We will be migrating our TFS/TFVC repository to Git. In TFVC we used to have a trunk based development with long lasting release maintenance branches. Bug fixes on release branches have to be merged back to the trunk. Sometimes smaller features have to be carried over from trunk to a release branch. In TFVC we did this by "merging" individual (or small groups of) changesets from one branch to the other. The resulting changesets were marked as "merge", although I don't exactly know what that implies for TFVC, especially considering future merge operations.
So I imagine the branch graph to look something like this: (Although note that TFVC never displays any graphs)
-A--B--C---D--E--F--- trunk
\ / \
G--H--I--J---K--L- release-x
(Here the release branch has been created from A, I->D is a bugfix merge, E->K is a feature-forward) But maybe I'm wrong. In this case could someone explain what a TFVC merge changeset really does?

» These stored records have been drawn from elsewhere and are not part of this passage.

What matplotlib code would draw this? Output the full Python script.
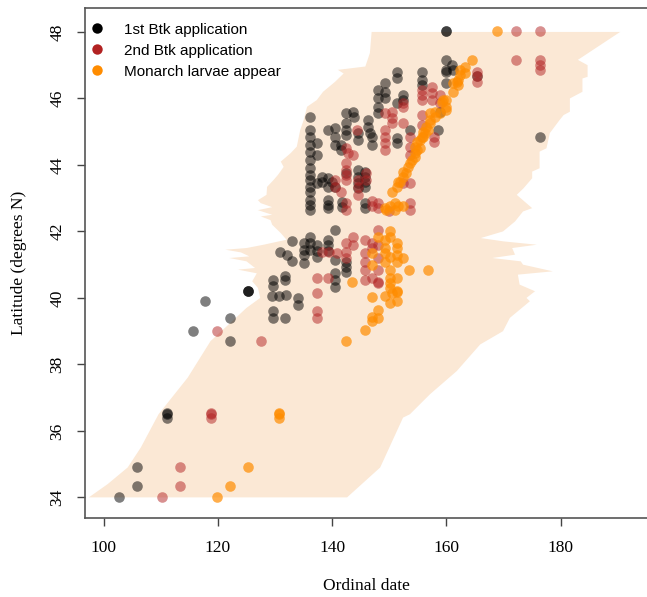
import matplotlib
matplotlib.use("Agg")
import matplotlib.pyplot as plt
from matplotlib.lines import Line2D
import numpy as np

# ---------------- data ----------------
# range polygon: left edge (bottom -> top), right edge (top -> bottom)
range_left_lat = [34.0, 34.4, 34.9, 35.5, 36.5, 37.6, 38.7, 39.3, 39.7, 40.0, 40.3, 40.5,
                  40.74, 40.85, 40.9, 41.1, 41.2, 41.25, 41.37, 41.45, 41.5, 41.6, 41.75,
                  41.95, 42.2, 42.34, 42.45, 42.5, 42.64, 42.73, 42.85, 42.94, 43.1, 43.34,
                  43.54, 43.7, 43.94, 44.1, 44.35, 44.55, 45.05, 45.35, 45.75, 45.95, 46.2,
                  46.5, 46.75, 46.86, 46.96, 47.37, 48.0]
range_left_day = [97.4, 100.7, 104.2, 106.5, 109.6, 114.7, 118.7, 122.5, 125.0, 127.4, 127.0, 126.0,
                  126.8, 123.5, 126.5, 125.0, 122.0, 125.5, 124.0, 121.3, 125.0, 128.0, 132.0,
                  131.0, 129.5, 129.2, 127.5, 129.5, 127.0, 129.5, 127.5, 127.0, 128.5, 128.6,
                  129.7, 130.5, 131.5, 131.0, 132.7, 133.8, 134.4, 135.0, 135.6, 137.3, 138.4,
                  140.5, 142.0, 141.0, 145.8, 146.6, 146.9]
range_right_lat = [48.0, 47.16, 47.0, 46.65, 46.6, 46.2, 46.0, 45.75, 45.6, 45.5, 45.35, 44.96,
                   44.5, 44.4, 43.9, 43.8, 43.6, 43.3, 43.1, 42.7, 42.6, 42.3, 42.0, 41.8,
                   41.7, 41.6, 41.5, 41.3, 41.2, 41.1, 41.0, 40.8, 40.7, 40.4, 40.2, 40.0,
                   39.9, 39.4, 39.0, 38.6, 37.8, 37.1, 36.5, 36.4, 34.9, 34.0]
range_right_day = [190.4, 183.0, 184.7, 184.7, 183.8, 183.8, 181.6, 181.6, 181.6, 180.5, 179.8, 178.1,
                   177.5, 176.3, 176.3, 175.0, 175.0, 173.5, 172.3, 175.0, 173.4, 172.0, 169.9, 166.0,
                   170.0, 175.8, 171.5, 172.0, 168.0, 173.0, 173.4, 178.6, 172.5, 172.8, 175.5, 174.0,
                   174.6, 171.1, 169.9, 165.9, 161.8, 157.1, 153.6, 152.4, 148.4, 142.6]

btk1_day = [102.6, 105.8, 105.8, 111.1, 111.1, 111.1,
            115.6, 117.7, 122.1, 122.1, 125.3, 125.3, 125.3,
            129.7, 129.7, 131.8, 134.1, 134.1,
            129.4, 130.7, 131.9,
            129.7, 129.7, 131.7, 131.7,
            130.9, 132.0, 132.9, 132.9,
            135.0, 135.0, 135.0, 135.0,
            136.1, 136.1, 136.1,
            137.3, 137.3, 137.3,
            139.3, 139.3, 139.3,
            140.5,
            140.5, 140.5, 140.5, 140.5,
            142.5, 142.5, 142.5,
            136.1, 136.1, 136.1,
            139.3, 139.3, 139.3,
            141.7, 141.7,
            145.7, 145.7,
            136.1, 136.1, 136.1, 136.1, 136.1, 136.1, 136.1, 136.1, 136.1, 136.1,
            136.1,
            137.3, 137.3,
            138.3, 138.3, 139.3, 139.9, 139.3, 137.3,
            139.3, 140.5, 140.5, 140.5,
            142.5, 142.5, 142.5, 142.5,
            142.5,
            140.5,
            143.7, 143.8,
            141.5, 141.5,
            144.6, 144.6,
            144.6, 144.6, 144.6, 144.6,
            145.7, 145.7, 145.7, 145.7,
            146.9, 146.9,
            146.3, 146.3, 146.6,
            148.0, 148.0, 148.0, 148.0,
            149.2, 149.2, 149.2,
            151.3, 151.3,
            151.3,
            151.3, 151.3,
            152.4, 152.4,
            153.6,
            155.7, 155.7, 155.7,
            158.9, 158.6,
            160.0, 160.0,
            160.0, 160.0, 160.0, 160.0,
            160.9, 161.1,
            165.4,
            176.4]
btk1_lat = [34.0, 34.35, 34.9, 36.4, 36.5, 36.55,
            39.0, 39.9, 39.4, 38.7, 40.2, 40.2, 40.2,
            39.6, 39.4, 39.4, 40.0, 39.8,
            40.05, 40.05, 40.1,
            40.55, 40.35, 40.65, 40.55,
            41.39, 41.29, 41.12, 41.72,
            41.65, 41.45, 41.3, 41.05,
            41.84, 41.65, 41.44,
            41.6, 41.4, 41.22,
            41.74, 41.6, 41.4,
            42.05,
            41.14, 40.74, 40.54, 40.34,
            41.09, 40.94, 40.79,
            42.95, 42.8, 42.65,
            42.95, 42.8, 42.7,
            42.88, 42.73,
            42.85, 42.7,
            45.05, 44.85, 44.6, 44.4, 44.15, 43.9, 43.7, 43.55, 43.35, 43.2,
            45.43,
            44.65, 44.3,
            43.64, 43.5, 43.6, 43.5, 43.35, 43.45,
            45.05, 45.1, 44.85, 44.6,
            45.55, 45.25, 45.05, 44.9,
            43.75,
            43.35,
            45.6, 45.45,
            44.6, 44.45,
            44.95, 44.75,
            43.85, 43.65, 43.45, 43.3,
            43.8, 43.65, 43.5, 43.35,
            44.85, 44.6,
            45.35, 45.15, 44.95,
            46.25, 46.0, 45.75, 45.55,
            46.46, 46.2, 46.01,
            46.8, 46.6,
            45.86,
            44.8, 44.65,
            46.11, 45.95,
            45.05,
            46.8, 46.56, 46.4,
            45.6, 45.05,
            48.03, 48.03,
            47.16, 46.86, 46.78, 46.46,
            47.01, 46.86,
            46.66,
            44.85]

btk2_day = [110.2, 113.4, 113.4, 118.8, 118.8, 118.8,
            119.9, 127.5, 137.3, 137.3,
            137.3, 137.3, 139.3,
            138.3, 139.5, 140.8,
            142.5, 142.5, 142.5,
            143.7, 143.7,
            145.7, 145.7, 145.7, 145.7,
            146.9, 146.9,
            148.1, 148.1, 148.1, 148.1, 148.1,
            145.7, 148.0, 146.9,
            142.5, 142.5, 146.9, 146.9, 148.0, 148.0, 153.6, 153.6, 149.9,
            152.4, 153.6,
            149.2, 150.4, 150.4, 150.4,
            149.2, 149.2, 149.2, 149.2,
            152.4, 152.4, 152.4,
            155.7, 155.7, 155.7, 155.7, 155.7,
            157.5, 157.5, 157.5, 158.9, 158.9,
            157.8, 157.8,
            153.6, 153.6, 153.6,
            144.3,
            142.5, 142.8, 143.7,
            142.5, 142.5, 142.5, 142.5,
            141.5, 140.5, 140.5,
            144.6, 144.6, 144.6,
            145.9, 145.9,
            165.4, 165.4, 165.4,
            172.1, 176.4, 172.1, 176.4, 176.4, 176.4]
btk2_lat = [34.0, 34.35, 34.9, 36.4, 36.5, 36.55,
            39.0, 38.7, 39.6, 39.4,
            40.6, 40.15, 40.6,
            41.39, 41.37, 41.34,
            41.65, 41.39, 41.19,
            41.84, 41.59,
            41.74, 41.34, 41.09, 40.84,
            41.65, 41.49,
            42.05, 41.59, 41.19, 40.84, 40.49,
            40.54, 40.44, 40.6,
            42.85, 42.65, 42.9, 42.75, 42.85, 42.7, 42.85, 42.65, 42.6,
            43.45, 43.45,
            45.55, 45.6, 45.4, 45.25,
            45.05, 44.85, 44.65, 44.45,
            45.86, 45.75, 45.25,
            46.26, 46.11, 45.95, 45.5, 45.2,
            46.35, 46.16, 45.95, 46.11, 45.86,
            44.85, 44.7,
            44.85, 44.55, 44.3,
            45.05,
            44.5, 44.35, 44.3,
            44.05, 43.85, 43.7, 43.55,
            43.2, 43.55, 43.35,
            43.55, 43.35, 43.1,
            43.75, 43.55,
            46.78, 46.66, 46.48,
            48.03, 48.03, 47.16, 47.16, 47.01, 46.86]

larvae_day = [119.9, 122.1, 125.3, 130.7, 130.7, 130.7,
              143.5, 146.9, 149.2, 150.4, 151.3, 150.1, 151.3, 148.1, 147.0, 147.0, 148.1, 145.8, 142.5,
              148.1, 150.1, 150.1, 149.2, 149.2, 151.3, 151.3, 146.9, 146.9, 149.2, 149.2, 150.1, 150.1,
              152.4, 151.3, 151.3, 153.5, 156.8, 150.1, 150.1, 150.1, 151.3, 151.3,
              149.2, 150.1, 151.0, 151.6, 152.4, 151.0, 149.5,
              150.4, 151.3, 151.6, 151.9, 152.4, 152.4, 153.0, 153.3, 153.6, 153.9, 154.5, 154.5,
              154.5, 154.8, 154.8, 155.4, 155.4, 155.7, 155.9, 155.9, 156.2, 156.5, 156.8, 157.1,
              157.1, 157.1, 158.0, 158.0, 158.9, 159.2, 159.4, 160.0, 160.0, 160.0, 161.2, 161.2,
              161.8, 162.1, 162.1, 162.4, 162.4, 163.2, 163.2, 164.4, 168.8]
larvae_lat = [34.0, 34.35, 34.9, 36.4, 36.5, 36.55,
              40.49, 40.04, 40.06, 40.14, 40.2, 39.84, 39.9, 39.64, 39.42, 39.32, 39.39, 39.02, 38.69,
              41.84, 42.02, 41.82, 41.74, 41.49, 41.65, 41.49, 41.34, 40.99, 41.34, 41.09, 41.24, 40.84,
              41.19, 41.29, 41.09, 40.84, 40.84, 40.59, 40.44, 40.29, 40.59, 40.19,
              42.7, 42.75, 42.85, 42.75, 42.77, 42.65, 42.63,
              43.2, 43.35, 43.5, 43.5, 43.65, 43.8, 43.75, 43.95, 44.05, 44.15, 44.25, 44.35,
              44.55, 44.45, 44.7, 44.5, 44.75, 44.85, 45.0, 44.85, 44.95, 45.15, 45.05, 45.25,
              45.35, 45.55, 45.45, 45.6, 45.55, 45.9, 45.95, 45.65, 45.75, 45.95, 46.2, 46.45,
              46.5, 46.4, 46.55, 46.7, 46.85, 46.75, 46.95, 47.16, 48.03]

series_labels = ["1st Btk application", "2nd Btk application", "Monarch larvae appear"]
series_colors = ["#000000", "#B22222", "#FF8C00"]
x_ticks = [100, 120, 140, 160, 180]
y_ticks = [34, 36, 38, 40, 42, 44, 46, 48]

# ---------------- figure ----------------
W, H = 647, 597
fig = plt.figure(figsize=(W / 100, H / 100), dpi=100)
ax = fig.add_axes([85 / W, 1 - 518 / H, 1 - 85 / W, (518 - 8) / H])

poly_x = range_left_day + range_right_day
poly_y = range_left_lat + range_right_lat
ax.fill(poly_x, poly_y, color="#FBE8D5", lw=0, zorder=1)

ax.scatter(btk1_day, btk1_lat, s=58, color=series_colors[0], alpha=0.5, lw=0, zorder=3)
ax.scatter(btk2_day, btk2_lat, s=58, color=series_colors[1], alpha=0.5, lw=0, zorder=4)
ax.scatter(larvae_day, larvae_lat, s=58, color=series_colors[2], alpha=0.7, lw=0, zorder=5)

ax.set_xlim(96.73, 195.1)
ax.set_ylim(33.38, 48.72)

serif = ["Liberation Serif", "DejaVu Serif"]
ax.set_xticks(x_ticks)
ax.set_yticks(y_ticks)
ax.set_xticklabels([str(t) for t in x_ticks], fontfamily=serif, fontsize=12.5)
ax.set_yticklabels([str(t) for t in y_ticks], fontfamily=serif, fontsize=12.5,
                   rotation=90, va="center")
ax.tick_params(axis="both", direction="out", length=6, width=1, color="#444444", pad=10)
ax.tick_params(axis="y", pad=8)
for side in ["left", "bottom", "top"]:
    ax.spines[side].set_color("#555555")
    ax.spines[side].set_linewidth(1.2)
ax.spines["right"].set_visible(False)

ax.set_xlabel("Ordinal date", fontfamily=serif, fontsize=12.5, labelpad=16)
ax.set_ylabel("Latitude (degrees N)", fontfamily=serif, fontsize=12.5, labelpad=16)

handles = [Line2D([0], [0], marker="o", color="none", markerfacecolor=c, markeredgecolor="none",
                  markersize=7.5) for c in series_colors]
leg = ax.legend(handles, series_labels, loc="upper left", frameon=False,
                prop={"family": ["Liberation Sans", "DejaVu Sans"], "size": 11},
                handlelength=1.0, handletextpad=1.3, labelspacing=0.45,
                borderaxespad=0.0, bbox_to_anchor=(-0.004, 0.983))

fig.savefig("out.png", dpi=100)
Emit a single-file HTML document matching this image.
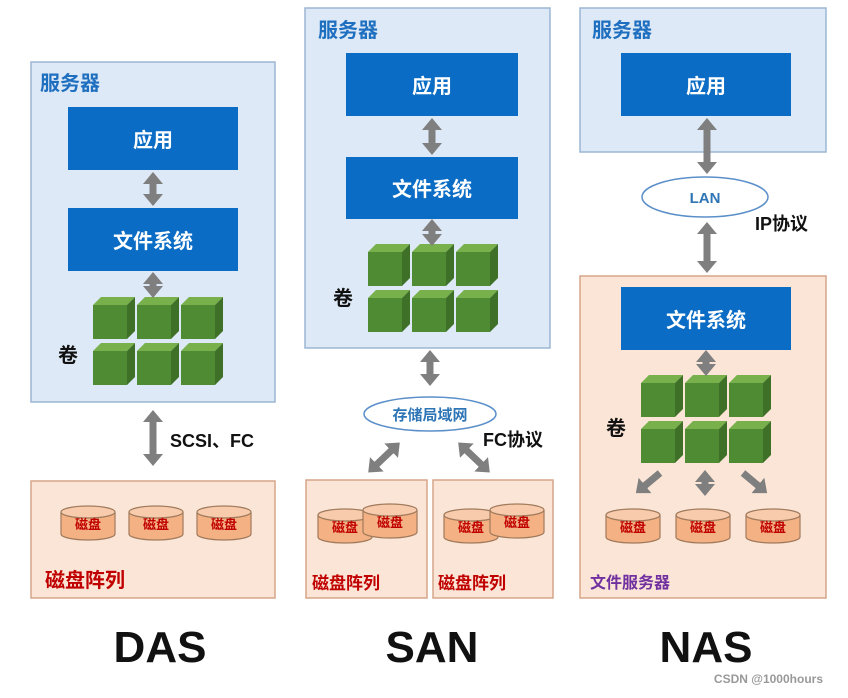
<!DOCTYPE html>
<html><head><meta charset="utf-8"><style>
html,body{margin:0;padding:0;background:#fff;}
text{font-family:"Liberation Sans","Noto Sans CJK SC",sans-serif;font-weight:bold;}
</style></head><body>
<svg width="848" height="693" viewBox="0 0 848 693" xmlns="http://www.w3.org/2000/svg">
<defs>
<marker id="ah" markerUnits="userSpaceOnUse" markerWidth="20" markerHeight="20" refX="4" refY="10" orient="auto-start-reverse">
<path d="M0,0 L12,10 L0,20 Z" fill="#7f7f7f"/>
</marker>
<g id="cube">
<polygon points="0,8 8,0 42,0 34,8" fill="#78b04c"/>
<polygon points="34,8 42,0 42,34 34,42" fill="#3e7027"/>
<rect x="0" y="8" width="34" height="34" fill="#4f8b33"/>
</g>
<g id="cubes">
<use href="#cube" x="0" y="0"/><use href="#cube" x="44" y="0"/><use href="#cube" x="88" y="0"/>
<use href="#cube" x="0" y="46"/><use href="#cube" x="44" y="46"/><use href="#cube" x="88" y="46"/>
</g>
<g id="disk">
<path d="M-27,-8 L-27,14 A27,6 0 0 0 27,14 L27,-8" fill="#f4b183" stroke="#a07a5c" stroke-width="1.2"/>
<ellipse cx="0" cy="-8" rx="27" ry="6" fill="#f8cbad" stroke="#a07a5c" stroke-width="1.2"/>
<text x="0" y="9" font-size="13" fill="#c00000" text-anchor="middle">磁盘</text>
</g>
</defs>
<rect width="848" height="693" fill="#fff"/>

<!-- DAS -->
<rect x="31" y="62" width="244" height="340" fill="#dde9f6" stroke="#9cb6d4" stroke-width="1.5"/>
<text x="40" y="90" font-size="20" fill="#1f6fc0">服务器</text>
<rect x="68" y="107" width="170" height="63" fill="#0a6cc4"/>
<text x="153" y="147" font-size="20" fill="#fff" text-anchor="middle">应用</text>
<rect x="68" y="208" width="170" height="63" fill="#0a6cc4"/>
<text x="153" y="248" font-size="20" fill="#fff" text-anchor="middle">文件系统</text>
<use href="#cubes" x="93" y="297"/>
<text x="58" y="362" font-size="20" fill="#111">卷</text>
<line x1="153" y1="180" x2="153" y2="198" stroke="#7f7f7f" stroke-width="7" marker-start="url(#ah)" marker-end="url(#ah)"/>
<line x1="153" y1="280" x2="153" y2="290" stroke="#7f7f7f" stroke-width="7" marker-start="url(#ah)" marker-end="url(#ah)"/>
<line x1="153" y1="418" x2="153" y2="458" stroke="#7f7f7f" stroke-width="7" marker-start="url(#ah)" marker-end="url(#ah)"/>
<text x="170" y="447" font-size="18" fill="#111">SCSI、FC</text>
<rect x="31" y="481" width="244" height="117" fill="#fbe5d6" stroke="#d6a58a" stroke-width="1.5"/>
<use href="#disk" x="88" y="520"/><use href="#disk" x="156" y="520"/><use href="#disk" x="224" y="520"/>
<text x="45" y="587" font-size="20" fill="#c00000">磁盘阵列</text>
<text x="160" y="662" font-size="44" fill="#111" text-anchor="middle">DAS</text>

<!-- SAN -->
<rect x="305" y="8" width="245" height="340" fill="#dde9f6" stroke="#9cb6d4" stroke-width="1.5"/>
<text x="318" y="37" font-size="20" fill="#1f6fc0">服务器</text>
<rect x="346" y="53" width="172" height="63" fill="#0a6cc4"/>
<text x="432" y="93" font-size="20" fill="#fff" text-anchor="middle">应用</text>
<rect x="346" y="157" width="172" height="62" fill="#0a6cc4"/>
<text x="432" y="196" font-size="20" fill="#fff" text-anchor="middle">文件系统</text>
<use href="#cubes" x="368" y="244"/>
<text x="333" y="305" font-size="20" fill="#111">卷</text>
<line x1="432" y1="126" x2="432" y2="147" stroke="#7f7f7f" stroke-width="7" marker-start="url(#ah)" marker-end="url(#ah)"/>
<line x1="432" y1="227" x2="432" y2="238" stroke="#7f7f7f" stroke-width="7" marker-start="url(#ah)" marker-end="url(#ah)"/>
<line x1="430" y1="358" x2="430" y2="378" stroke="#7f7f7f" stroke-width="7" marker-start="url(#ah)" marker-end="url(#ah)"/>
<ellipse cx="430" cy="414" rx="66" ry="17" fill="#fff" stroke="#5b8fc9" stroke-width="1.5"/>
<text x="430" y="420" font-size="15" fill="#2e75b6" text-anchor="middle" font-weight="normal">存储局域网</text>
<text x="483" y="446" font-size="18" fill="#111">FC协议</text>
<line x1="394" y1="448" x2="374" y2="467" stroke="#7f7f7f" stroke-width="7" marker-start="url(#ah)" marker-end="url(#ah)"/>
<line x1="464" y1="448" x2="484" y2="467" stroke="#7f7f7f" stroke-width="7" marker-start="url(#ah)" marker-end="url(#ah)"/>
<rect x="306" y="480" width="121" height="118" fill="#fbe5d6" stroke="#d6a58a" stroke-width="1.5"/>
<rect x="433" y="480" width="120" height="118" fill="#fbe5d6" stroke="#d6a58a" stroke-width="1.5"/>
<use href="#disk" x="345" y="523"/><use href="#disk" x="390" y="518"/>
<use href="#disk" x="471" y="523"/><use href="#disk" x="517" y="518"/>
<text x="312" y="589" font-size="17" fill="#c00000">磁盘阵列</text>
<text x="438" y="589" font-size="17" fill="#c00000">磁盘阵列</text>
<text x="432" y="662" font-size="44" fill="#111" text-anchor="middle">SAN</text>

<!-- NAS -->
<rect x="580" y="8" width="246" height="144" fill="#dde9f6" stroke="#9cb6d4" stroke-width="1.5"/>
<text x="592" y="37" font-size="20" fill="#1f6fc0">服务器</text>
<rect x="621" y="53" width="170" height="63" fill="#0a6cc4"/>
<text x="706" y="93" font-size="20" fill="#fff" text-anchor="middle">应用</text>
<line x1="707" y1="126" x2="707" y2="166" stroke="#7f7f7f" stroke-width="7" marker-start="url(#ah)" marker-end="url(#ah)"/>
<ellipse cx="705" cy="197" rx="63" ry="20" fill="#fff" stroke="#5b8fc9" stroke-width="1.5"/>
<text x="705" y="203" font-size="15" fill="#2e75b6" text-anchor="middle" font-weight="normal">LAN</text>
<text x="755" y="230" font-size="18" fill="#111">IP协议</text>
<line x1="707" y1="230" x2="707" y2="265" stroke="#7f7f7f" stroke-width="7" marker-start="url(#ah)" marker-end="url(#ah)"/>
<rect x="580" y="276" width="246" height="322" fill="#fbe5d6" stroke="#d6a58a" stroke-width="1.5"/>
<rect x="621" y="287" width="170" height="63" fill="#0a6cc4"/>
<text x="706" y="327" font-size="20" fill="#fff" text-anchor="middle">文件系统</text>
<use href="#cubes" x="641" y="375"/>
<line x1="706" y1="358" x2="706" y2="368" stroke="#7f7f7f" stroke-width="7" marker-start="url(#ah)" marker-end="url(#ah)"/>
<text x="606" y="435" font-size="20" fill="#111">卷</text>
<line x1="660" y1="473" x2="642" y2="488" stroke="#7f7f7f" stroke-width="7" marker-end="url(#ah)"/>
<line x1="705" y1="478" x2="705" y2="488" stroke="#7f7f7f" stroke-width="7" marker-start="url(#ah)" marker-end="url(#ah)"/>
<line x1="743" y1="473" x2="761" y2="488" stroke="#7f7f7f" stroke-width="7" marker-end="url(#ah)"/>
<use href="#disk" x="633" y="523"/><use href="#disk" x="703" y="523"/><use href="#disk" x="773" y="523"/>
<text x="590" y="588" font-size="16" fill="#7030a0">文件服务器</text>
<text x="706" y="662" font-size="44" fill="#111" text-anchor="middle">NAS</text>

<text x="823" y="683" font-size="12" fill="#999" text-anchor="end" font-weight="normal">CSDN @1000hours</text>
</svg>
</body></html>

I've been told that an equivalent way of doing in Git is cherry-picking individual commits. However, on the resulting branch graphs, I don't see any link between the branches following a cherry-pick commit. I am aware that cherry-picking is not technically a merge operation and thus history relation between the branches is not carried over. Is there something I am missing? Is there a better way of carrying over such small commits from one branch to another, yet still retain some merge information? I DO NOT want to merge the entire branch. As for example changesets B,C or H must remain isolated from each other branch.